Visit most supermarkets to collect your weekly shopping and you’ll see collection boxes for foodbanks. Drive through towns and cities in this country and you will see the queues for those collections. Fraudsters don’t queue in the rain with thousands of others, everyday. They don’t choose between heating and eating for themselves in order to feed their children. Fraudsters don’t die alone at home because they can’t get the help they so badly need. Fraudsters are ok. Austerity, which we were assured would pay down the deficit, shows no signs of decreasing, just like the deficit.
Emily, and millions like her will just have to keep paying for the mistakes of the bankers who caused the financial crash in the first place.

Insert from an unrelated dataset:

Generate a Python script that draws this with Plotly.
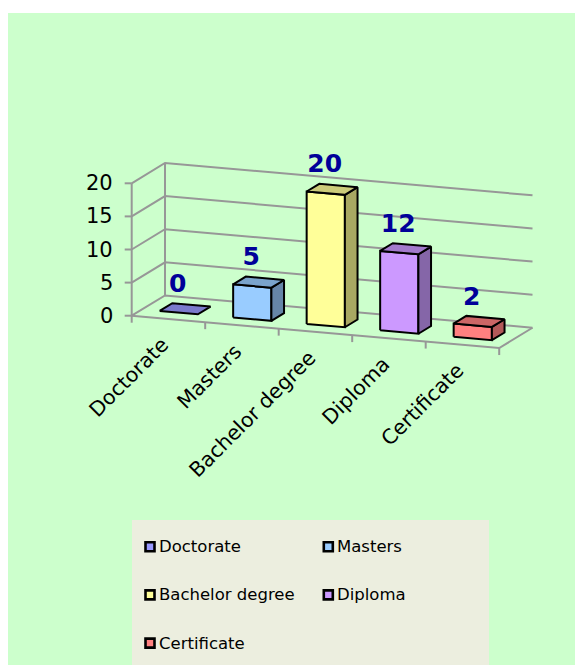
import plotly.graph_objects as go

# ---- data ----
categories = ["Doctorate", "Masters", "Bachelor degree", "Diploma", "Certificate"]
values = [0, 5, 20, 12, 2]
front_colors = ["#9999FF", "#99CCFF", "#FFFF99", "#CC99FF", "#FF8080"]
top_colors = ["#7A7ACC", "#7AA3CC", "#CCCC7A", "#A37ACC", "#CC6666"]
side_colors = ["#6B6BB3", "#6685A8", "#A8A862", "#8566A8", "#B35959"]
y_ticks = [0, 5, 10, 15, 20]

# ---- layout / projection constants (pixels) ----
W, H = 575, 665
OX, OY = 131.7, 315.7          # front-left corner at value 0
CAT_W = 73.5                   # width of one category slot
SLOPE = 0.088                  # downward slope of the floor edges
UNIT = 6.62                    # pixels per value unit
DX, DY = 33.3, -20.3           # full depth vector
BAR_C0, BAR_C1 = 0.24, 0.76    # bar extent within slot
BAR_D0, BAR_D1 = 0.31, 0.69    # bar extent in depth
YMAX = max(y_ticks)
N = len(categories)
FONT = "DejaVu Sans"
GRID = "#979797"


def proj(c, v, d):
    x = OX + c * CAT_W + d * DX
    y = OY + c * CAT_W * SLOPE - v * UNIT + d * DY
    return x, y


def poly(pts):
    xs = [p[0] for p in pts] + [pts[0][0]]
    ys = [p[1] for p in pts] + [pts[0][1]]
    return xs, ys


fig = go.Figure()

# ---- walls / gridlines ----
gx, gy = [], []
for t in y_ticks:
    for p in [proj(0, t, 0), proj(0, t, 1), proj(N, t, 1)]:
        gx.append(p[0]); gy.append(p[1])
    gx.append(None); gy.append(None)
for d in (0, 1):
    for p in [proj(0, 0, d), proj(0, YMAX, d)]:
        gx.append(p[0]); gy.append(p[1])
    gx.append(None); gy.append(None)
for p in [proj(0, 0, 0), proj(N, 0, 0), proj(N, 0, 1)]:
    gx.append(p[0]); gy.append(p[1])
gx.append(None); gy.append(None)
for t in y_ticks:
    x0, y0 = proj(0, t, 0)
    gx += [x0, x0 - 7, None]; gy += [y0, y0, None]
for k in range(N + 1):
    x0, y0 = proj(k, 0, 0)
    gx += [x0, x0, None]; gy += [y0, y0 + 7, None]
fig.add_trace(go.Scatter(x=gx, y=gy, mode="lines",
                         line=dict(color=GRID, width=2),
                         hoverinfo="skip", showlegend=False))

# ---- bars ----
for i, v in enumerate(values):
    c0, c1 = i + BAR_C0, i + BAR_C1
    front = [proj(c0, 0, BAR_D0), proj(c1, 0, BAR_D0), proj(c1, v, BAR_D0), proj(c0, v, BAR_D0)]
    side = [proj(c1, 0, BAR_D0), proj(c1, 0, BAR_D1), proj(c1, v, BAR_D1), proj(c1, v, BAR_D0)]
    top = [proj(c0, v, BAR_D0), proj(c1, v, BAR_D0), proj(c1, v, BAR_D1), proj(c0, v, BAR_D1)]
    faces = [(top, top_colors[i])]
    if v > 0:
        faces = [(front, front_colors[i]), (side, side_colors[i]), (top, top_colors[i])]
    for pts, col in faces:
        xs, ys = poly(pts)
        fig.add_trace(go.Scatter(x=xs, y=ys, mode="lines", fill="toself",
                                 fillcolor=col, line=dict(color="black", width=2),
                                 hoverinfo="skip", showlegend=False))

# ---- data labels ----
lx, ly, lt = [], [], []
for i, v in enumerate(values):
    x0, y0 = proj(i + 0.5, v, BAR_D0)
    lx.append(x0 - 1); ly.append(y0 - 27); lt.append(f"<b>{v}</b>")
fig.add_trace(go.Scatter(x=lx, y=ly, mode="text", text=lt,
                         textposition="middle center",
                         textfont=dict(family=FONT, size=25, color="#000099"),
                         hoverinfo="skip", showlegend=False))

annotations = []
# ---- y tick labels ----
for t in y_ticks:
    x0, y0 = proj(0, t, 0)
    annotations.append(dict(x=x0 - 17, y=y0, text=str(t), showarrow=False,
                            xanchor="right", yanchor="middle",
                            font=dict(family=FONT, size=21, color="black")))
# ---- category labels ----
for i, name in enumerate(categories):
    x0, y0 = proj(i + 0.5, 0, 0)
    annotations.append(dict(x=x0 + 8, y=y0 + 11, text=name, showarrow=False,
                            textangle=-45, xanchor="right", yanchor="top",
                            font=dict(family=FONT, size=20.5, color="black")))

# ---- legend (manual, 2 columns) ----
LEG_X0, LEG_X1, LEG_Y0, LEG_Y1 = 132, 489, 520, 665
LEG_COL_X = [150, 328.3]
LEG_ROW_Y0, LEG_ROW_DY = 546.7, 48.2
mx, my, mc = [], [], []
for i, name in enumerate(categories):
    cx = LEG_COL_X[i % 2]
    cy = LEG_ROW_Y0 + (i // 2) * LEG_ROW_DY
    mx.append(cx); my.append(cy); mc.append(front_colors[i])
    annotations.append(dict(x=cx + 7, y=cy, text=name, showarrow=False,
                            xanchor="left", yanchor="middle",
                            font=dict(family=FONT, size=16.5, color="black")))
fig.add_trace(go.Scatter(x=mx, y=my, mode="markers",
                         marker=dict(symbol="square", size=9, color=mc,
                                     line=dict(color="black", width=2.6)),
                         hoverinfo="skip", showlegend=False))

shapes = [
    dict(type="rect", xref="x", yref="y", x0=8, x1=W, y0=13, y1=H,
         fillcolor="#CCFFCC", line=dict(width=0), layer="below"),
    dict(type="rect", xref="x", yref="y", x0=LEG_X0, x1=LEG_X1, y0=LEG_Y0, y1=LEG_Y1,
         fillcolor="#ECEEDF", line=dict(width=0), layer="below"),
]

fig.update_layout(
    width=W, height=H,
    margin=dict(l=0, r=0, t=0, b=0),
    paper_bgcolor="white", plot_bgcolor="rgba(0,0,0,0)",
    xaxis=dict(range=[0, W], visible=False, fixedrange=True),
    yaxis=dict(range=[H, 0], visible=False, fixedrange=True),
    shapes=shapes, annotations=annotations,
    showlegend=False, hovermode=False,
)

fig.write_html("out.html")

Despite all my disappearing hope as I listened to the budget there was something that the Chancellor said that I did support. I applaud Phillip Hammond’s TV choice of Blue Planet. Now that he’s taken steps to help the creatures of our oceans, I urge him to turn his viewing attention to I, Daniel Blake.
I admit to some confusion that whilst the Conservatives do not believe animals, including creatures of the deep, are capable of experiencing pain they are worthy of swift and complete action to protect them and their habitat. Yet humans, who claim benefits, are only offered a seven day reprieve from waiting for their money and remain trapped within a system, which makes survival and a home increasingly uncertain. I know that the mantra is that a week is a long time in politics, but an eviction notice is fast and final and unmoved by any amount of cheering from Tory backbenchers.
I do wonder if Phil Hammond paused Blue Planet as he noted down his concerns for inclusion in his forthcoming Budget speech. No pause is forthcoming for the manmade disaster that is Universal Credit sadly. We can just add that to the social care crisis of oceanic whirlpool proportions, which wasn’t deemed worthy of even a mention in yesterday’s budget.
There is a catastrophe affecting sentient creatures on land as well as at sea in this country and the Chancellor has the ability to change things in a meaningful way for my daughter. He could have offered me some hope, he could have offered her a decent future. He could have offered hope to the millions of others like Emily and by extension to their family carers. Emily will never need to be grateful for the removal of stamp duty from a £300,000 property, but really would benefit from not being evicted.
I’m not sure what the Makaton symbol is for foodbank, but the thing that keeps me awake at night is the fear that Emily will have to learn it.